Le fait que les forces de Tasis aient pu imposer leur contrôle sans sabotage ni perturbation, et qu’elles aient annoncé via leurs canaux numériques leur engagement à protéger les approvisionnements pétroliers, a donné l’impression que le mouvement dispose d’outils de gestion et n’est pas seulement un acteur militaire. Toutefois, les inquiétudes sur les marchés pétroliers persistent, avec la possibilité que les exportations du Sud-Soudan, économiquement dépendantes de cette ligne vitale, soient affectées. La possession de ce levier confère aux forces de Tasis un pouvoir de négociation considérable et inaugure une nouvelle phase de rééquilibrage du pouvoir dans le sud du pays, alors que l’autorité de Port-Soudan perd du terrain sur des positions qu’elle considérait acquises.

Cette évolution sur le terrain s’accompagne de changements politiques notables à Washington, où l’administration du président Donald Trump s’implique directement dans le dossier soudanais, comme l’ont révélé les déclarations du secrétaire d’État Marco Rubio indiquant un suivi personnel du président. Ce tournant résulte de la prise de conscience américaine que la guerre soudanaise dépasse le cadre du conflit interne et touche des intérêts internationaux et régionaux, notamment avec le rôle croissant des Émirats, la présence russe via le projet de base navale à Port-Soudan, et les inquiétudes de Washington concernant un retour des islamistes dans l’armée.

Dans ce contexte, et face à l’incapacité de l’autorité de Port-Soudan à fournir des dossiers étayant ses accusations contre les Émirats et aux divergences entre la vision d’Al-Burhan et celle du Quartet international, Trump semble s’orienter vers une approche plus ferme, d’autant plus avec la volonté américaine de classer la confrérie des Frères musulmans comme organisation terroriste étrangère. Cette position exerce une pression supplémentaire sur l’armée soudanaise, où Washington insiste sur la présence de groupes islamistes influents. Il apparaît donc que les États-Unis préparent le terrain pour imposer un règlement susceptible de contrecarrer profondément les calculs d’Al-Burhan.
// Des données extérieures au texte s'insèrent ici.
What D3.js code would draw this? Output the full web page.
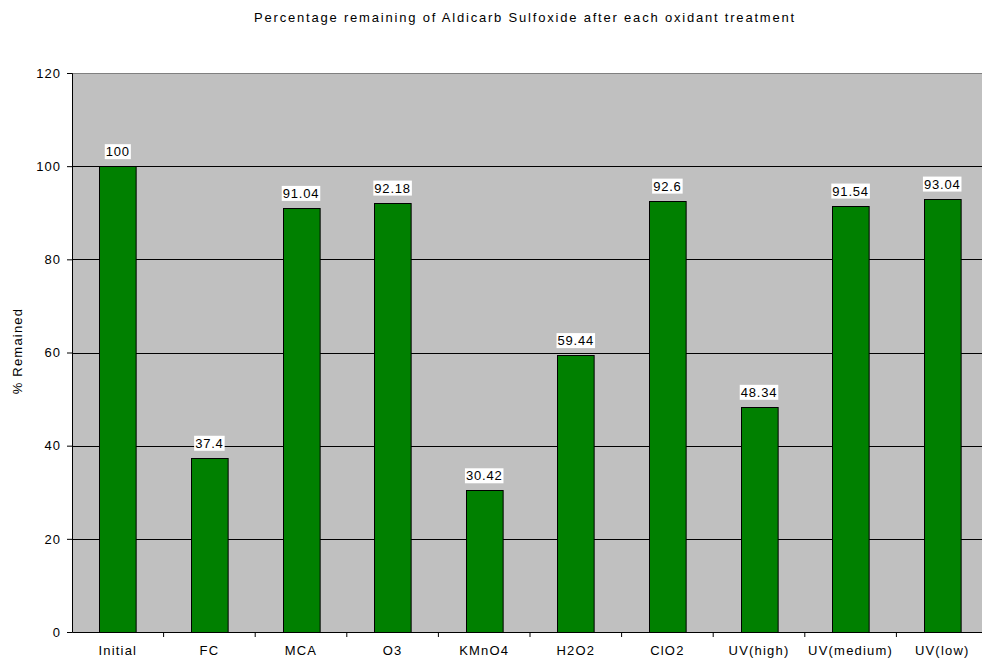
<!DOCTYPE html>
<html><head><meta charset="utf-8">
<script src="https://cdn.jsdelivr.net/npm/d3@7"></script>
<style>body{margin:0;background:#fff;} svg{display:block;font-family:"Liberation Sans",Arial,sans-serif;}</style>
</head><body>
<svg id="c" width="982" height="664"></svg>
<script>
const categories = ["Initial","FC","MCA","O3","KMnO4","H2O2","ClO2","UV(high)","UV(medium)","UV(low)"];
const values = [100,37.4,91.04,92.18,30.42,59.44,92.6,48.34,91.54,93.04];
const yTicks = [0,20,40,60,80,100,120];
const title = "Percentage remaining of Aldicarb Sulfoxide after each oxidant treatment";
const yLabel = "% Remained";

const svg = d3.select("#c");
const L = 72, R = 988, T = 73, B = 632;
const x = d3.scaleBand().domain(categories).range([L, R]).paddingInner(0.6).paddingOuter(0.3);
const y = d3.scaleLinear().domain([0,120]).range([B, T]);

svg.append("rect").attr("x", L).attr("y", T).attr("width", R-L).attr("height", B-T).attr("fill", "#c0c0c0");
svg.append("line").attr("x1", L).attr("x2", R).attr("y1", T+0.5).attr("y2", T+0.5).attr("stroke", "#808080");

svg.append("g").selectAll("line").data(yTicks.filter(d => d>0 && d<120)).join("line")
  .attr("x1", L).attr("x2", R).attr("y1", d => Math.round(y(d))+0.5).attr("y2", d => Math.round(y(d))+0.5)
  .attr("stroke", "#000");

svg.append("g").selectAll("rect").data(values).join("rect")
  .attr("x", (d,i) => Math.round(x(categories[i]))+0.5)
  .attr("y", d => Math.round(y(d))+0.5)
  .attr("width", x.bandwidth())
  .attr("height", d => B - Math.round(y(d)))
  .attr("fill", "#008000").attr("stroke", "#000");

const lab = svg.append("g").selectAll("g").data(values).join("g")
  .attr("transform", (d,i) => `translate(${x(categories[i]) + x.bandwidth()/2},${y(d) - 10})`);
lab.append("text").attr("text-anchor","middle").attr("font-size", 13).attr("letter-spacing", 0.8).attr("fill","#000")
  .text(d => String(d))
  .each(function(){
    const bb = this.getBBox();
    d3.select(this.parentNode).insert("rect","text").attr("x", bb.x-1).attr("y", bb.y).attr("width", bb.width+2).attr("height", bb.height).attr("fill","#fff");
  });

const ya = svg.append("g").attr("transform", `translate(${L},0)`)
  .call(d3.axisLeft(y).tickValues(yTicks).tickSize(5).tickPadding(6));
ya.select(".domain").attr("stroke","#000");
ya.selectAll("text").attr("font-size", 13).attr("letter-spacing", 1).attr("font-family","Liberation Sans, Arial, sans-serif").attr("fill","#000");

const xa = svg.append("g").attr("transform", `translate(0,${B})`)
  .call(d3.axisBottom(x).tickSize(0).tickPadding(14));
xa.select(".domain").attr("stroke","#000");
xa.selectAll("text").attr("font-size", 13).attr("letter-spacing", 1.2).attr("font-family","Liberation Sans, Arial, sans-serif").attr("fill","#000");
const step = x.step();
svg.append("g").selectAll("line").data(d3.range(1, categories.length)).join("line")
  .attr("x1", i => L + step*i).attr("x2", i => L + step*i)
  .attr("y1", B).attr("y2", B+5).attr("stroke","#000");

svg.append("text").attr("x", 525).attr("y", 22).attr("text-anchor","middle").attr("font-size", 13).attr("letter-spacing", 1.8).text(title);
svg.append("text").attr("transform","translate(22,351) rotate(-90)").attr("text-anchor","middle").attr("font-size", 13).attr("letter-spacing", 1.2).text(yLabel);
</script>
</body></html>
Dans ce contexte, le rapport de la BBC a accentué l’embarras international de Khartoum, révélant que l’aviation soudanaise a mené des frappes ayant causé la mort d’au moins 1 700 civils dans des écoles, des marchés et des camps de déplacés. Ce rapport, basé sur le projet « Witness Sudan », met en lumière la nature punitive du conflit, avec l’usage de bombes non guidées dans des zones densément peuplées, renforçant le récit des adversaires de l’armée et augmentant la pression internationale. Ainsi, le Soudan entre dans une nouvelle phase où la géographie militaire, les intérêts pétroliers, les enjeux de la mer Rouge et les interventions des puissances internationales s’entremêlent, transformant le conflit en un scénario complexe aux multiples dimensions.